Collaborative filtering (35%) — based on the ratings of 25 million users. Films that the same audiences tend to rate similarly end up close together in the latent space. This is the same principle behind Netflix and Spotify recommendations. Technically: a sparse user–item matrix is decomposed with Truncated SVD, and the resulting item factors are used for cosine similarity.

Genre overlap (15%) — a lightweight genre vector (e.g. Action + Sci-Fi + Thriller) as a tie-breaker.

The dataset

Movie data comes from MovieLens 25M, a public dataset released by GroupLens Research at the University of Minnesota. It contains 25 million ratings across 62,000 films.
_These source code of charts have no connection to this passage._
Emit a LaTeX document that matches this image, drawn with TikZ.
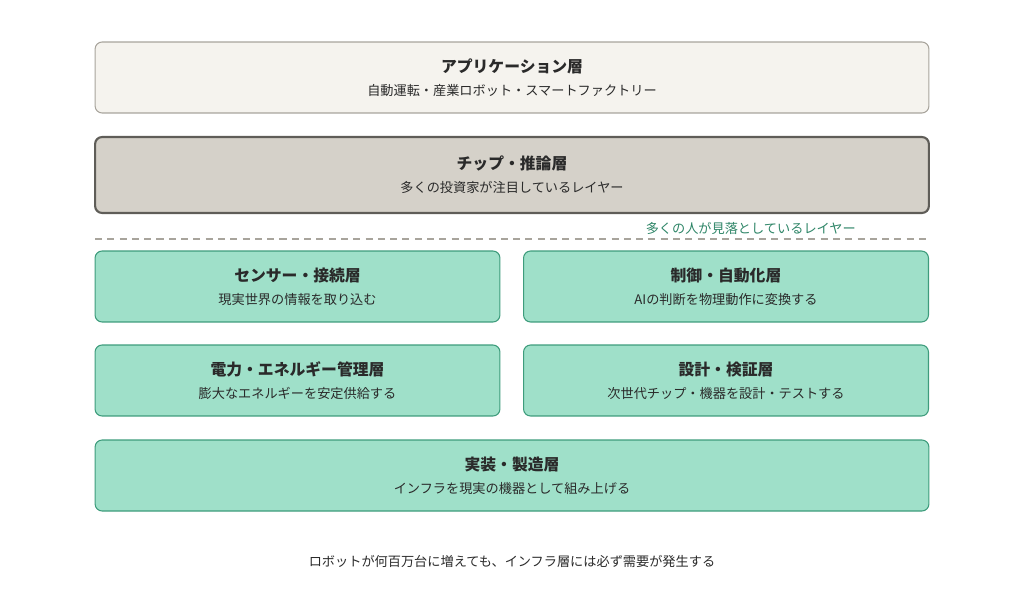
\documentclass[tikz,border=0pt]{standalone}
\usepackage{fontspec}
\setmainfont{Noto Sans CJK JP}
\usepackage{xcolor}
\usetikzlibrary{positioning}
\definecolor{appfill}{HTML}{F5F3EE}
\definecolor{appdraw}{HTML}{A8A49C}
\definecolor{chipfill}{HTML}{D5D1C9}
\definecolor{chipdraw}{HTML}{5F5D58}
\definecolor{infrafill}{HTML}{9FE0C9}
\definecolor{infradraw}{HTML}{3E9C7C}
\definecolor{notegreen}{HTML}{2E8567}
\definecolor{textdark}{HTML}{2A2A2A}
\newcommand{\layertitle}[1]{{\fontsize{9pt}{11pt}\selectfont\bfseries #1}}

\begin{document}
\begin{tikzpicture}[
    x=0.02cm, y=-0.02cm,
    layer/.style={rectangle, rounded corners=4pt, minimum height=1.42cm, align=center, text=textdark, font=\fontsize{7.5pt}{13pt}\selectfont},
    app/.style={layer, draw=appdraw, fill=appfill, line width=0.6pt},
    chip/.style={layer, draw=chipdraw, fill=chipfill, line width=1.2pt, minimum height=1.52cm},
    infra/.style={layer, draw=infradraw, fill=infrafill, line width=0.6pt},
    wide/.style={minimum width=16.68cm},
    half/.style={minimum width=8.1cm}
]
    \useasboundingbox (0,0) rectangle (1024,612);

    % upper layers
    \node[app, wide] (application) at (512, 77.5) {\layertitle{アプリケーション層}\\自動運転・産業ロボット・スマートファクトリー};
    \node[chip, wide] (chip) at (512, 175) {\layertitle{チップ・推論層}\\多くの投資家が注目しているレイヤー};

    % divider
    \coordinate (divL) at (95, 239);
    \coordinate (divR) at (929, 239);
    \draw[draw=appdraw, line width=0.6pt, dash pattern=on 4pt off 3pt] (divL) -- (divR);
    \node[text=notegreen, font=\fontsize{7.5pt}{9pt}\selectfont, anchor=east] (note) at (862, 228) {多くの人が見落としているレイヤー};

    % infrastructure layers
    \node[infra, half] (sensor) at (297.5, 286.5) {\layertitle{センサー・接続層}\\現実世界の情報を取り込む};
    \node[infra, half] (control) at (726, 286.5) {\layertitle{制御・自動化層}\\AIの判断を物理動作に変換する};
    \node[infra, half] (power) at (297.5, 380.5) {\layertitle{電力・エネルギー管理層}\\膨大なエネルギーを安定供給する};
    \node[infra, half] (design) at (726, 380.5) {\layertitle{設計・検証層}\\次世代チップ・機器を設計・テストする};
    \node[infra, wide] (assembly) at (512, 475.5) {\layertitle{実装・製造層}\\インフラを現実の機器として組み上げる};

    % caption
    \node[text=textdark, font=\fontsize{7.5pt}{9pt}\selectfont] (caption) at (512, 561) {ロボットが何百万台に増えても、インフラ層には必ず需要が発生する};
\end{tikzpicture}
\end{document}
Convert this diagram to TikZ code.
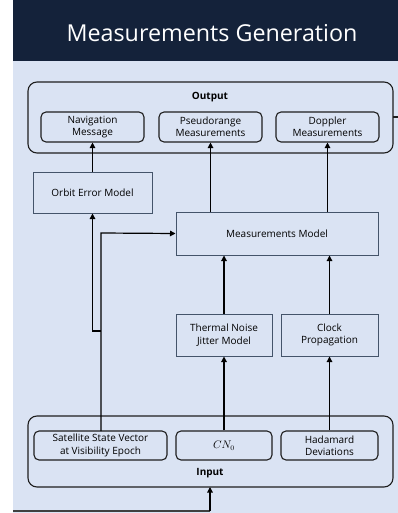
\documentclass[tikz,border=0pt]{standalone}
\usepackage{fontspec}
\setmainfont{Open Sans}
\usetikzlibrary{arrows.meta,calc}
\definecolor{hdr}{HTML}{14223A}
\definecolor{bgblue}{HTML}{DAE3F3}
\definecolor{slate}{HTML}{44546A}
\definecolor{ink}{HTML}{1E1E1E}
\tikzset{
  rbox/.style={draw=ink, line width=1.1pt, rounded corners=5pt, fill=bgblue, align=center, inner sep=0pt, font=\fontsize{10}{12.5}\selectfont},
  sbox/.style={draw=slate, line width=1pt, fill=bgblue, align=center, inner sep=0pt, font=\fontsize{10}{12.5}\selectfont},
  group/.style={draw=ink, line width=1.1pt, rounded corners=9pt},
  arr/.style={draw=black, line width=1.2pt, -{Triangle[length=5.5pt,width=5.5pt]}},
  lbl/.style={font=\bfseries\fontsize{10}{11}\selectfont}
}
\begin{document}
\begin{tikzpicture}[x=1pt,y=-1pt]
\useasboundingbox (0,0) rectangle (398,513);
\fill[white] (0,0) rectangle (398,513);
\fill[bgblue] (13,61) rectangle (398,513);
\fill[hdr] (13,0) rectangle (398,61);
\node[text=white, font=\fontsize{23.3}{26}\selectfont] (title) at (212,33) {Measurements Generation};
% groups
\draw[group] (28,82) rectangle (393,153);
\coordinate (outR) at (393,117);
\coordinate (outEnd) at (398,117);
\draw[ink, line width=1.1pt] (outR) -- (outEnd);
\node[lbl] (outlbl) at (210,97) {Output};
\draw[group] (28,416) rectangle (393,487);
\node[lbl] (inlbl) at (210,473) {Input};
% output boxes
\node[rbox, minimum width=103pt, minimum height=30pt] (nav) at (92.5,127) {Navigation\\Message};
\node[rbox, minimum width=103pt, minimum height=30pt] (pseudo) at (210.5,127) {Pseudorange\\Measurements};
\node[rbox, minimum width=103pt, minimum height=30pt] (doppler) at (327.5,127) {Doppler\\Measurements};
% models
\node[sbox, minimum width=119pt, minimum height=41pt] (orbit) at (92.5,192.5) {Orbit Error Model};
\node[sbox, minimum width=202pt, minimum height=43pt] (mm) at (277,233.5) {Measurements Model};
\node[sbox, minimum width=96pt, minimum height=42pt] (thermal) at (224,335) {Thermal Noise\\Jitter Model};
\node[sbox, minimum width=97pt, minimum height=42pt] (clock) at (329.5,335) {Clock\\Propagation};
% input boxes
\node[rbox, minimum width=133pt, minimum height=29pt] (sat) at (100.5,445.5) {Satellite State Vector\\at Visibility Epoch};
\node[rbox, minimum width=96pt, minimum height=29pt, font=\fontsize{10.5}{12}\selectfont] (cn) at (224,445.5) {$CN_0$};
\node[rbox, minimum width=97pt, minimum height=29pt] (had) at (329.5,445.5) {Hadamard\\Deviations};
% connectors
\draw[arr] (orbit) -- (nav);
\draw[arr] (mm.north -| pseudo.south) -- (pseudo.south);
\draw[arr] (mm.north -| doppler.south) -- (doppler.south);
\draw[arr] (thermal) -- (mm.south -| thermal.north);
\draw[arr] (clock) -- (mm.south -| clock.north);
\draw[arr] (cn) -- (thermal);
\draw[arr] (had) -- (clock);
\coordinate (satT) at (101,431);
\coordinate (bend) at (101,233);
\coordinate (jogA) at (101,331);
\coordinate (jogB) at (92.5,331);
\draw[arr] (satT) -- (bend) -- (mm.west);
\draw[arr] (jogA) -- (jogB) -- (orbit.south);
\coordinate (bl) at (13,511);
\coordinate (bm) at (210,511);
\draw[draw=black!75, line width=2pt] (bl) -- (bm);
\draw[arr] (bm) -- (210,487);
\end{tikzpicture}
\end{document}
The app uses a filtered subset — films with enough ratings to be meaningful — along with genre metadata.

Posters, overviews, and TMDB ratings are fetched live from the TMDB API (The Movie Database) and cached in memory for the duration of each server session.

Tech stack

Python · Flask
Backend API and static file serving
scikit-learn
TF-IDF, SVD, cosine similarity
pandas · numpy
Data loading and matrix operations
TMDB API
Posters, overviews, and ratings
Gunicorn
WSGI server for production
Railway
Cloud deployment platform

Why TF-IDF instead of sentence embeddings?
An earlier version used all-MiniLM-L6-v2 via the sentence-transformers library for semantic search. Loading PyTorch and the transformer model required ~400 MB of RAM — more than the free tier allows. TF-IDF achieves comparable results for genre and title matching at a fraction of the memory footprint, with no GPU or heavy dependencies required.